Composable Micro-frontends Glossary

Let’s just level set on some terms used throughout FC-0054. A lot of these overlap, but are used in different contexts.

MFE

Micro-frontend, yo. Not a perfect acronym since “frontend” is one word.

Compose, Composability, Composition, etc.

This is the ability to have more than one independently deployed MFE on the same browser page at the same time. You load a URL and parts of the page get pulled from multiple MFEs, each of which was bundled and deployed separately.
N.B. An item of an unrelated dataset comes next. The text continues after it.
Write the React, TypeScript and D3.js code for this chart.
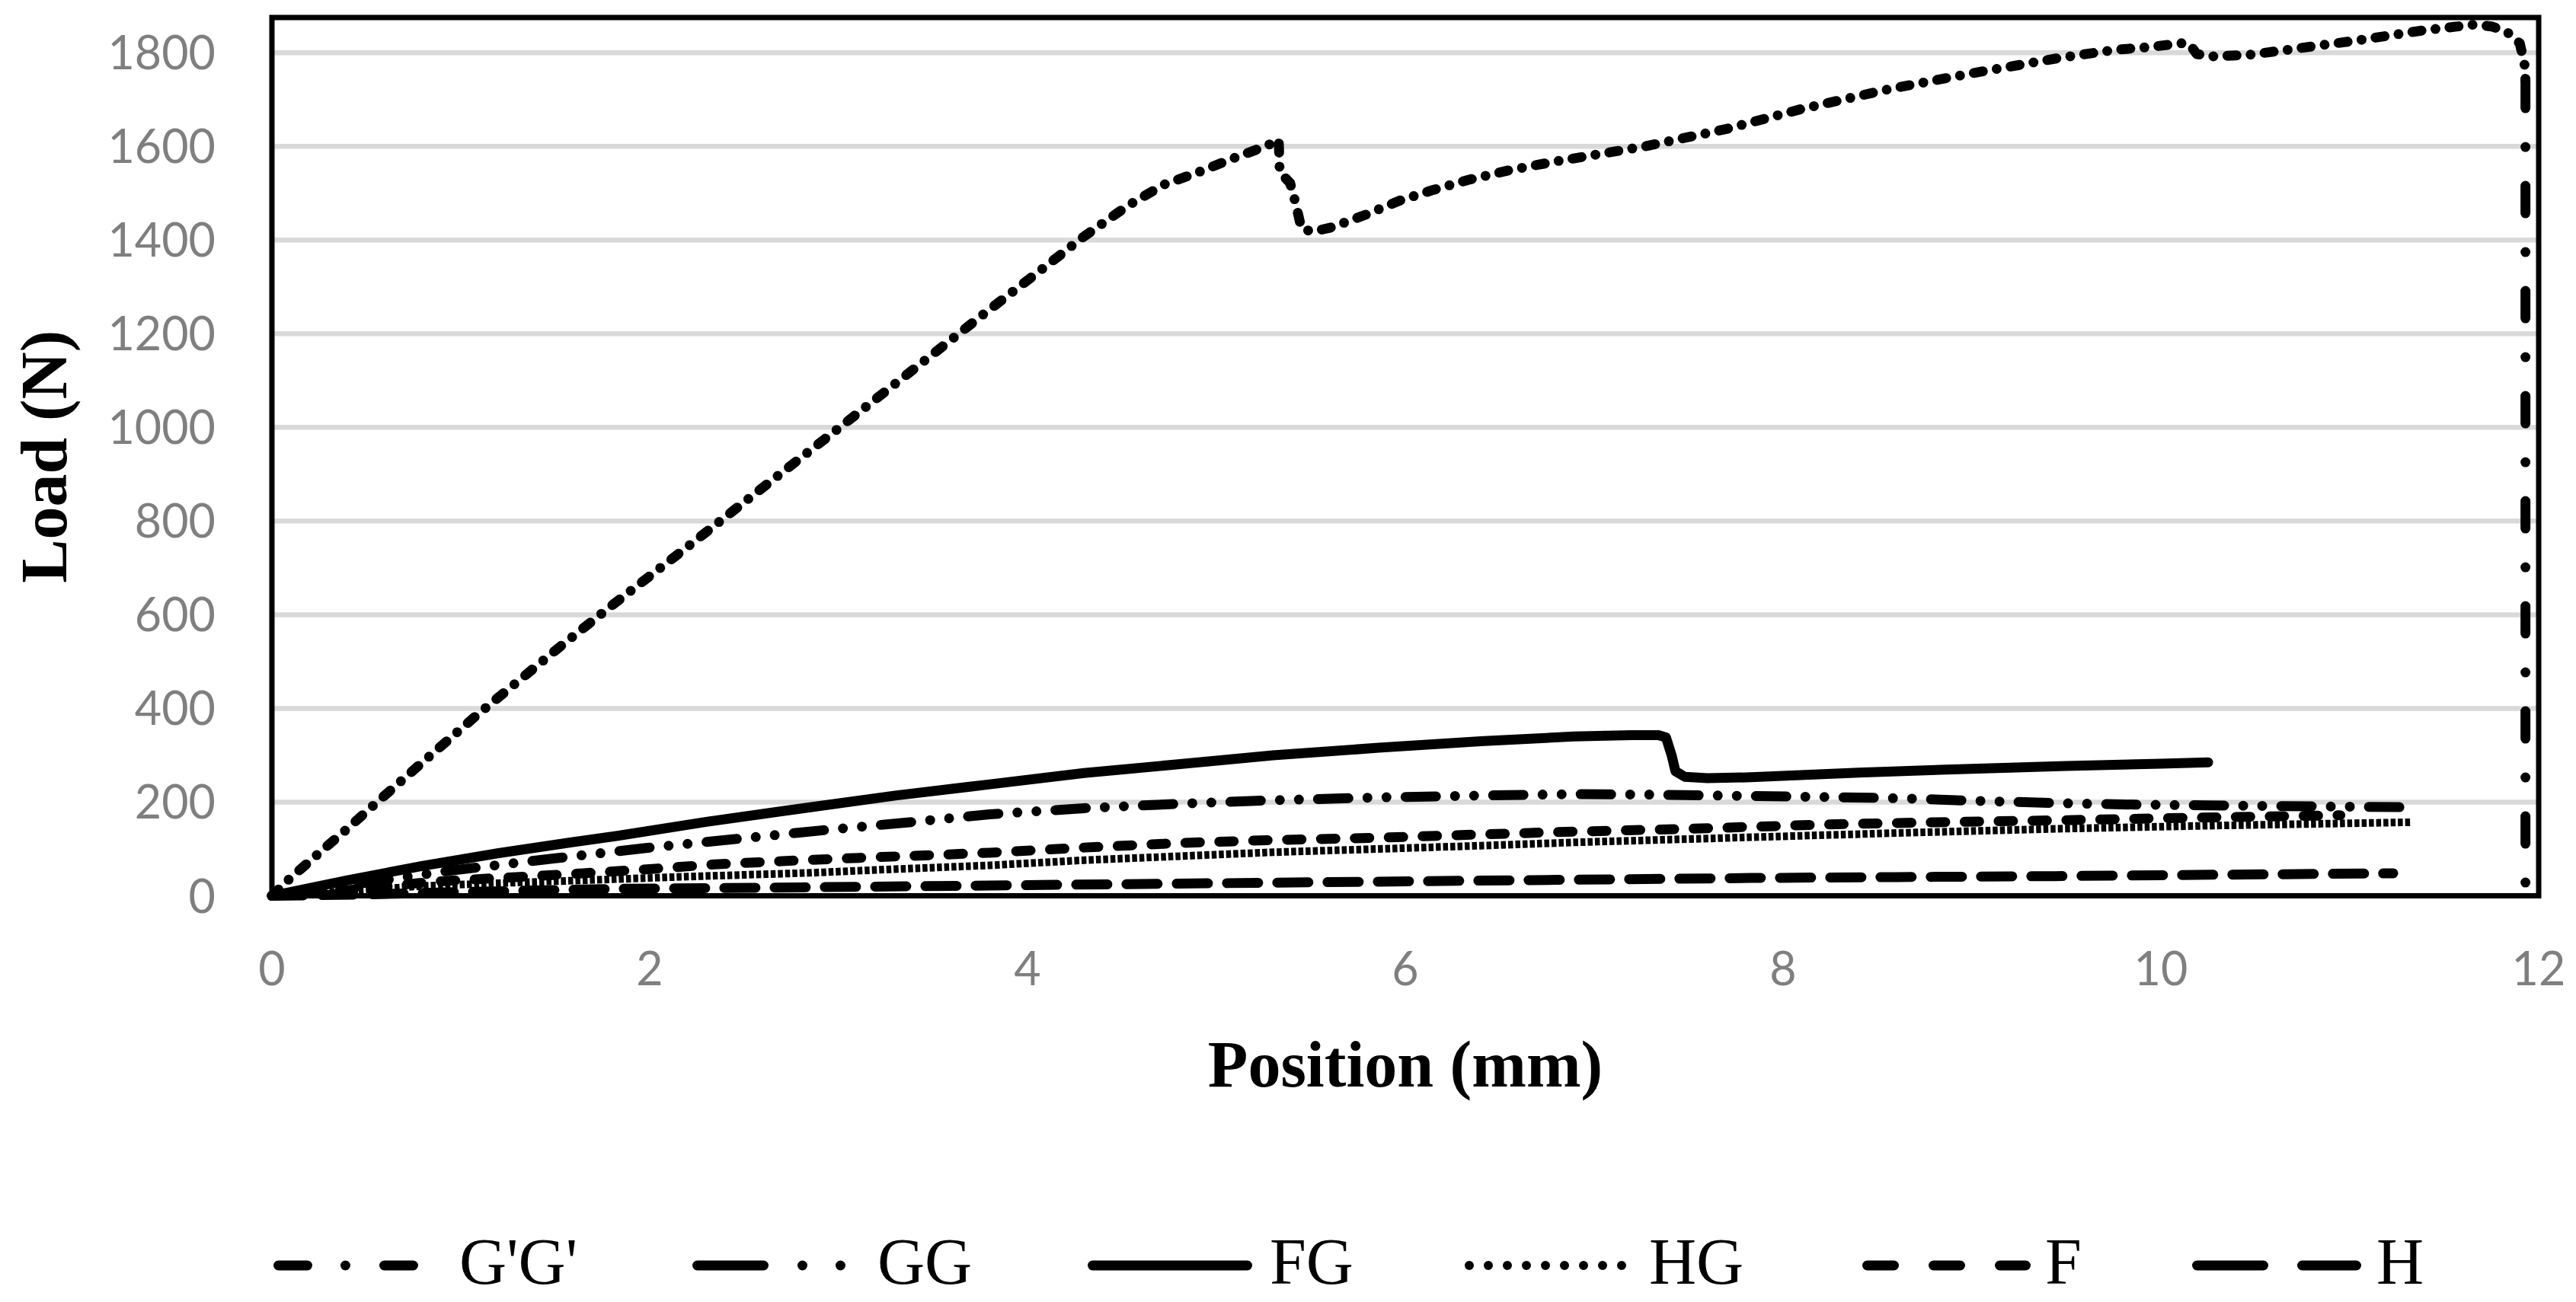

This capability is the main thing we’re trying to get out of this work, because it fundamentally unlocks a bunch of downstream possibilities around sharing code, improving performance, decreasing maintenance burden, and preserving MFE independence.

Shell

The “shell” is the top or outer-most independently deployed application when composing frontends together.

Module

An MFE will export one or more modules, which can be loaded at runtime.

Host

An MFE that loads runtime modules from other MFEs.

Guest

An MFE being loaded at runtime by a host MFE.

Remote

The webpack term for a guest (see above) MFE. A remote contains one or more modules which were bundled as part of its independent build process.

Page

The shell will contain a bunch of high level “pages” or routes, each of which is a module from an independently deployed guest MFE. Pages may themselves load Plugins (see below), but they’re both just modules. The only difference is semantics and how much of the page they generally use.

Plugin

A Host MFE can load modules as a “plugin” within a page. Again, pages and plugins are effectively the same, it’s just a useful distinction sometimes.

Slot

An area of the page where a plugin (or page) can be loaded. Implies that content in that area is dynamically configured and could be overwritten. It may also have a default module.

Domain

An MFE may contain interfaces from one or more logical domains of the overall system. Studio, learning, learner dashboard, account settings, authentication, profile, etc., can all be considered domains. A domain may have subdomains, like how “learning” has course home and courseware inside it, or “authentication” has both login and registration. These are the fracture planes in our user journeys and code, and we find composition boundaries along their edges.